Life Is Good


Flogging Molly @ Velký sál Lucerny, Praha, 4. 9. 2018

When the September 2018 Flogging Molly gig was announced in the spring, it was scheduled for Lucerna Music Bar, a club with the maximum capacity of 800 people. The tickets allegedly sold out within a couple days. That prompted the promoters to move the gig to the three times bigger Great Hall. Despite many fans moaning and grumbling about the lack of personal atmosphere in the larger venue (“We hoped to have the musicians within our reach!”), the bad acoustics of the place and its lack of ventilation (“We’ll suffocate there!”), tickets continued to sell successfully and the Great Hall filled up. After all, gigs of this kind are hardly about perfect sound quality, and people who experienced Prague buses during the record-breaking summer should be hardy enough to survive a bit of damp heat.

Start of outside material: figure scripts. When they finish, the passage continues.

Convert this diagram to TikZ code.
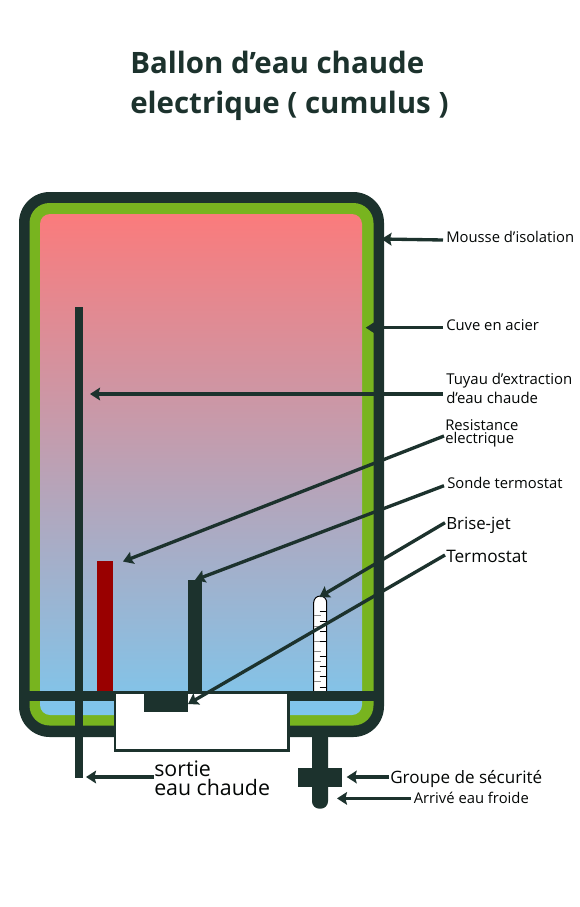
\documentclass[tikz,border=0pt]{standalone}
\usepackage{fontspec}
\setmainfont{Open Sans}
\usetikzlibrary{arrows.meta}
\definecolor{wall}{HTML}{1C322D}
\definecolor{foam}{HTML}{78B41F}
\definecolor{hot}{HTML}{FA7B7C}
\definecolor{cold}{HTML}{7EC6EC}
\definecolor{heater}{HTML}{990000}
\newcommand{\fs}[2]{\fontsize{#1}{#2}\selectfont}
\tikzset{
  x=0.75pt, y=-0.75pt,
  callout/.style={wall, line width=2.5pt, -{Stealth[length=7.5pt,width=9.5pt,inset=1.2pt]}},
  caption/.style={anchor=west, inner sep=0pt, align=left, text=black!88!wall},
  tick l/.style={draw=black!45, line width=0.75pt},
  tick r/.style={draw=black, line width=0.75pt},
}
\begin{document}
\begin{tikzpicture}
\useasboundingbox (0,0) rectangle (580,907);
\fill[white] (0,0) rectangle (580,907);

% Title
\node[caption, text=wall, font=\fs{22.1}{30}\bfseries] (title) at (130,86)
  {Ballon d’eau chaude\\electrique ( cumulus )};

% Tank shell, insulation and water body
\fill[wall, rounded corners=23pt] (19,192) rectangle (384,737);
\fill[foam, rounded corners=15pt] (29.5,203) rectangle (373.5,725.5);
\shade[top color=hot, bottom color=cold, rounded corners=7.5pt] (40,214) rectangle (362,715);

% Heating element
\fill[heater] (97.3,561) rectangle (113,692);

% Graduated jet breaker
\path[fill=white, draw=black, line width=0.75pt]
  (313.7,692) -- (313.7,602.5) arc[start angle=180, end angle=360, radius=6.5] -- (326.7,692) -- cycle;
\foreach \ty in {615.5,626,641.5,651,661,671,681.5}
  \draw[tick l] (314,\ty) -- (321,\ty);
\foreach \ty in {611,621,631,641,656,666,676,687}
  \draw[tick r] (319.5,\ty) -- (326,\ty);

% Partition and hot water pipe
\fill[wall] (29,691) rectangle (374,701);
\fill[wall] (75,307) rectangle (82.7,778);

% Cold water inlet and safety group
\fill[wall, rounded corners=5.5pt] (312,730) rectangle (328,808.7);
\fill[wall] (298,768) rectangle (342,787);

% Service box with thermostat and probe
\node[draw=wall, fill=white, line width=2pt, minimum width=130pt, minimum height=43pt,
      inner sep=0pt, outer sep=0pt] (box) at (201.5,721.5) {};
\fill[wall] (144,692) rectangle (188,712);
\fill[wall] (188,580) rectangle (202,694);

% Captions
\node[caption, font=\fs{11.1}{13}] (mousse) at (446,237) {Mousse d’isolation};
\node[caption, font=\fs{11.1}{13}] (cuve) at (446,325) {Cuve en acier};
\node[caption, font=\fs{11.2}{14}] (tuyau) at (446,388.5) {Tuyau d’extraction\\d’eau chaude};
\node[caption, font=\fs{11.1}{9.7}] (resist) at (445,433.5) {Resistance\\electrique};
\node[caption, font=\fs{11.1}{13}] (sonde) at (447,483) {Sonde termostat};
\node[caption, font=\fs{12.6}{15}] (brise) at (446,525) {Brise-jet};
\node[caption, font=\fs{12.9}{15}] (termo) at (446,556) {Termostat};
\node[caption, font=\fs{16}{14.3}] (sortie) at (154,778.5) {sortie\\eau chaude};
\node[caption, font=\fs{12.8}{15}] (groupe) at (390,779.5) {Groupe de sécurité};
\node[caption, font=\fs{11.1}{13}] (arrive) at (413.5,798) {Arrivé eau froide};

% Connector ends
\coordinate (mousseEnd) at (443,240);
\coordinate (cuveEnd) at (443,327.7);
\coordinate (tuyauEnd) at (443,394);
\coordinate (resistEnd) at (444,436);
\coordinate (sondeEnd) at (444,485.7);
\coordinate (briseEnd) at (445,522.7);
\coordinate (termoEnd) at (445,555);
\coordinate (sortieEnd) at (154,777);
\coordinate (groupeEnd) at (389,777);
\coordinate (arriveEnd) at (411,798.4);

\coordinate (shellPt) at (381.5,239);
\coordinate (tankPt) at (365.7,327.7);
\coordinate (pipePt) at (90,394);
\coordinate (heaterPt) at (123,561.5);
\coordinate (probePt) at (195,580);
\coordinate (jetPt) at (319.3,597);
\coordinate (thermoPt) at (188,704);
\coordinate (outletPt) at (86,777);
\coordinate (groupPt) at (346.7,777);
\coordinate (inletPt) at (337,798.4);

\draw[callout] (mousseEnd) -- (shellPt);
\draw[callout] (cuveEnd) -- (tankPt);
\draw[callout] (tuyauEnd) -- (pipePt);
\draw[callout] (resistEnd) -- (heaterPt);
\draw[callout] (sondeEnd) -- (probePt);
\draw[callout] (briseEnd) -- (jetPt);
\draw[callout] (termoEnd) -- (thermoPt);
\draw[callout] (sortieEnd) -- (outletPt);
\draw[callout] (groupeEnd) -- (groupPt);
\draw[callout] (arriveEnd) -- (inletPt);
\end{tikzpicture}
\end{document}
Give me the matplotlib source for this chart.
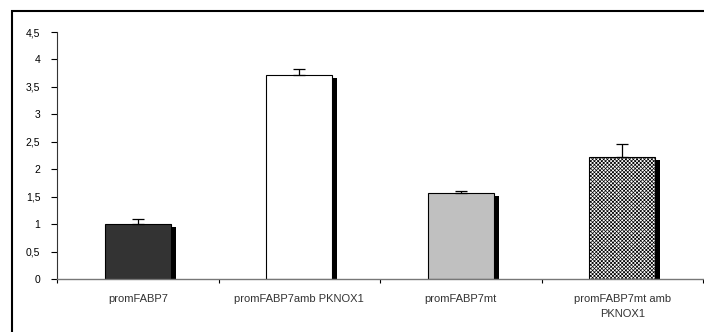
import matplotlib.pyplot as plt
from matplotlib.patches import Rectangle
import numpy as np

# data
labels = ['promFABP7', 'promFABP7amb PKNOX1', 'promFABP7mt', 'promFABP7mt amb\nPKNOX1']
values = [1.0, 3.71, 1.57, 2.22]
errors = [0.09, 0.12, 0.04, 0.24]
colors = ['#333333', '#ffffff', '#c0c0c0', '#ffffff']
hatches = [None, None, None, 'xxxxxxxxx']

plt.rcParams['font.family'] = ['Liberation Sans', 'DejaVu Sans']
plt.rcParams['hatch.color'] = '#a8a8a8'
plt.rcParams['hatch.linewidth'] = 0.5

fig = plt.figure(figsize=(7.04, 3.32), dpi=100)
ax = fig.add_axes([57/704, 53/332, 646/704, 247/332])

x = np.arange(len(values)) + 0.5
w = 0.41

# shadows
ax.bar(x + 0.03, np.array(values) - 0.05, width=w, bottom=0, color='black', zorder=1)
# bars
for xi, v, c, h in zip(x, values, colors, hatches):
    ax.bar(xi, v, width=w, color=c, edgecolor='black', linewidth=0.8, hatch=h, zorder=2)
ax.errorbar(x, values, yerr=[np.zeros(len(errors)), errors], fmt='none',
            ecolor='black', elinewidth=0.9, capsize=4, capthick=0.9, zorder=3)

ax.set_xlim(0, 4)
ax.set_ylim(0, 4.5)
ax.set_yticks(np.arange(0, 4.51, 0.5))
ax.set_yticklabels([('%g' % t).replace('.', ',') for t in np.arange(0, 4.51, 0.5)], fontsize=7.5)
ax.set_xticks(x)
ax.set_xticklabels(labels, fontsize=8, color='#333333', linespacing=1.6)
ax.set_xticks(np.arange(0, 5), minor=True)
ax.tick_params(axis='x', which='major', length=0, pad=11)
ax.tick_params(axis='x', which='minor', length=3, width=0.8, direction='out')
ax.tick_params(axis='y', length=4, width=0.8, pad=8)

for s in ['top', 'right']:
    ax.spines[s].set_visible(False)
ax.spines['left'].set_color('#333333')
ax.spines['bottom'].set_color('#777777')
ax.spines['bottom'].set_linewidth(1.0)

# outer frame
fig.patches.append(Rectangle((12/704, -0.1), 1.0, (332 - 11.5)/332 + 0.1,
                             transform=fig.transFigure, fill=False,
                             edgecolor='black', linewidth=1.5))

fig.savefig('out.png', dpi=100)
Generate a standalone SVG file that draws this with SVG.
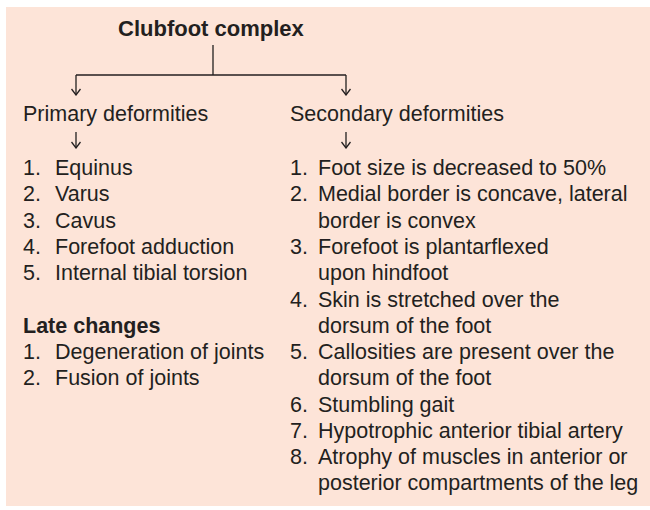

A handful of random observations...


  • Doll Skin, the support act, were four very young American girls trying very hard to play tough punk-rockers. Alas, although their hair boasted vivid colours of the rainbow and their stage act included a lot of jumping, headbanging and running around (the lead singer even repeatedly jumped on a piece of equipment in front of the stage to get closer to the audience), they still resembled a bunch of good schoolgirls. Or animated dolls. May it be the acoustics of the place or the girls repertoir, the music blended into noisy mass where one song was indistinguishable from the other. But the girls definitely didn’t lack energy, and when they took a selfie with the impressively full hall behind them, their enthusiasm seemed genuine.
  • For once, the headliners didn’t let people wait for too long for their appearance. Yes, it might have taken some half an hour to dismantle the equipment of the support act and get things ready (with roadies performing such crucial tasks as fastening black cables together with a bright orange sticky tape that would become the highlight of all photos), but soon afterwards the curtain was raised, revealing the giant logo of the band and their “Life Is Good” tour, and the heroes of the evening entered the stage to the sounds of their own song “There's Nothing Left Pt. 1”, the opener of their latest album.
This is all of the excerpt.